SHREWSBURY – Nearly half of SELCO’s basic subscribers have cut the proverbial cord, according to a presentation to the Select Board Jan. 24.
The Select Board met with SELCO General Manager Christopher Roy to discuss the cable franchise agreement.
According to Roy’s presentation, Shrewsbury was one of the first municipalities in the commonwealth to have a municipally-owned cable TV system. Now, Shrewsbury is one of two left in Massachusetts, and the only without in-town linear competition.
“I’d bold enough to say there was obviously change from  to 2013, but this last decade has been a tremendous change in how society digests and views content,” said Roy.
According to his presentation, in 2003, SELCO had 11,594 basic subscribers. Ten years later, that amount decreased to 11,526, and it dropped to 5,885 in 2023. This constitutes 49% of SELCO’s subscriber base, Roy said.
The key question, Roy said, is where are these customers going.
It’s not like people have stopped watching TV,” said Roy. “That’s the key takeaway … is we are now in a competitive market. Where before we were the sole provider of linear TV, everyone had to consume television through our linear service. They’re going to Hulu. They’re going to Netflix. They’re going to Prime, Fubo. The list goes on and on and on.”
However, Roy noted that the internet is shifting to be the “basis for everything.”
According to his numbers, in 2003, SELCO had 3,754 internet subscribers. That has increased to 13,557 in 2023.
Roy discussed the different ways the technology has changed over the years. In November, SELCO Stream was launched. It includes SELCO’s video lineup with an enhanced guide, subscription video on demand, restart TV, catch-up TV, Cloud DVR and smart highlights.
SELCO Stream currently works on Android TV, FireTV, Apple iOS and Android devices.
The role of linear TV continues to rapidly evolve. We need to continuously monitor our business model to remain competitive,” said Roy.
He continued, “Things are changing. The rinse and repeat of how we’ve operated over the past decades is not necessarily the most successful path forward.”
In the future, SELCO plans to offer a more robust WiFi system, and the organization is underway in its efforts to build out fiber to the home. According to Roy’s presentation, nearly 40% of Shrewsbury has the ability to receive an all fiber connection, and SELCO is anticipating the entire town will be able to receive it by 2024.
Fiber is the backbone of all SELCO services, said Roy.

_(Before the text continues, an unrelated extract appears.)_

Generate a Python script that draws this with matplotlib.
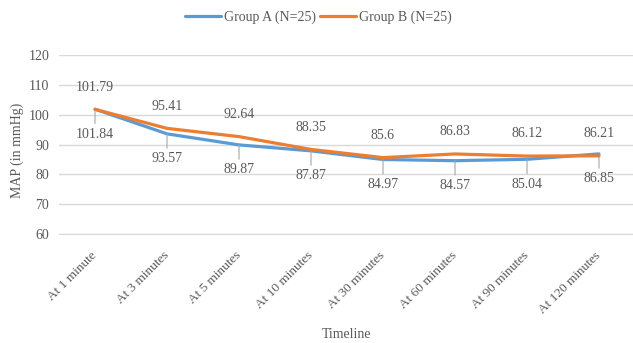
import matplotlib
matplotlib.use("Agg")
import matplotlib.pyplot as plt
import matplotlib.transforms as mtransforms
import numpy as np

# data
timeline = ['At 1 minute', 'At 3 minutes', 'At 5 minutes', 'At 10 minutes',
            'At 30 minutes', 'At 60 minutes', 'At 90 minutes', 'At 120 minutes']
group_a = [101.84, 93.57, 89.87, 87.87, 84.97, 84.57, 85.04, 86.85]
group_b = [101.79, 95.41, 92.64, 88.35, 85.6, 86.83, 86.12, 86.21]
labels = ['Group A (N=25)', 'Group B (N=25)']
y_ticks = [60, 70, 80, 90, 100, 110, 120]

blue = '#5B9BD5'
orange = '#ED7D31'
grey_txt = '#595959'
fs = 10

plt.rcParams['font.family'] = ['Liberation Serif', 'DejaVu Serif']

fig = plt.figure(figsize=(6.33, 3.43), dpi=100)
ax = fig.add_axes([59/633, 1-234/343, 576/633, 179/343])

x = np.arange(len(timeline))
la, = ax.plot(x, group_a, color=blue, lw=2.3, solid_capstyle='round', label=labels[0], zorder=3)
lb, = ax.plot(x, group_b, color=orange, lw=2.3, solid_capstyle='round', label=labels[1], zorder=4)

# data labels: B above, A below with leader lines
for xi, v in zip(x, group_b):
    ax.annotate(f'{v:g}', (xi, v), xytext=(0, 16), textcoords='offset points',
                ha='center', va='center', fontsize=fs, color=grey_txt)
for xi, v in zip(x, group_a):
    ax.annotate(f'{v:g}', (xi, v), xytext=(0, -18), textcoords='offset points',
                ha='center', va='center', fontsize=fs, color=grey_txt,
                arrowprops=dict(arrowstyle='-', color='#a6a6a6', lw=0.8,
                                shrinkA=1, shrinkB=0))

ax.set_xlim(-0.5, len(timeline) - 0.5)
ax.set_ylim(60, 120)
ax.set_yticks(y_ticks)
ax.set_yticklabels([str(t) for t in y_ticks], fontsize=fs, color=grey_txt)
ax.set_xticks(x)
ax.set_xticklabels(timeline, rotation=45, ha='right', va='center',
                   rotation_mode='anchor', fontsize=fs - 0.5, color=grey_txt)
shift = mtransforms.ScaledTranslation(3/100, 0, fig.dpi_scale_trans)
for t in ax.get_xticklabels():
    t.set_transform(t.get_transform() + shift)
ax.tick_params(axis='both', length=0)
ax.tick_params(axis='x', pad=14)
ax.tick_params(axis='y', pad=7)
ax.grid(axis='y', color='#d9d9d9', lw=1)
ax.set_axisbelow(True)
for s in ['left', 'right', 'top']:
    ax.spines[s].set_visible(False)
ax.spines['bottom'].set_color('#d9d9d9')

fig.text(17/633, 1-150/343, 'MAP (in mmHg)', rotation=90, ha='center', va='center',
         fontsize=fs, color=grey_txt)
fig.text(347/633, 1-335/343, 'Timeline', ha='center', va='center', fontsize=fs, color=grey_txt)

fig.legend(handles=[la, lb], loc='center', bbox_to_anchor=(318/633, 1-17/343), ncol=2,
           frameon=False, fontsize=fs, handlelength=2.6, handletextpad=0.2,
           columnspacing=0.3, labelcolor=grey_txt)

fig.savefig('out.png', dpi=100)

SELCO proposed a five-year renewal term for the cable franchise agreement instead of a 10-year term. The agreement would be automatically renewed if there are no changes.
Roy also noted that Shrewsbury Media Connection (SMC) is primarily funded by a portion of the subscriber revenue. He noted that SMC’s business model is facing challenges, and the proposal would provide a boost to SMC funding as they explore their options.
“It’s always concerning to me when people stop their cable subscription because of the impact on Shrewsbury Media Connection,” said Select Board member Beth Casavant. “They’re the backbone of the way we are able to communicate out with the residents.”
People depend on SMC, she said.
“Anything we can do together to make sure that Shrewsbury Media Connection remains viable and able to provide services to the community is important to me,” said Casavant.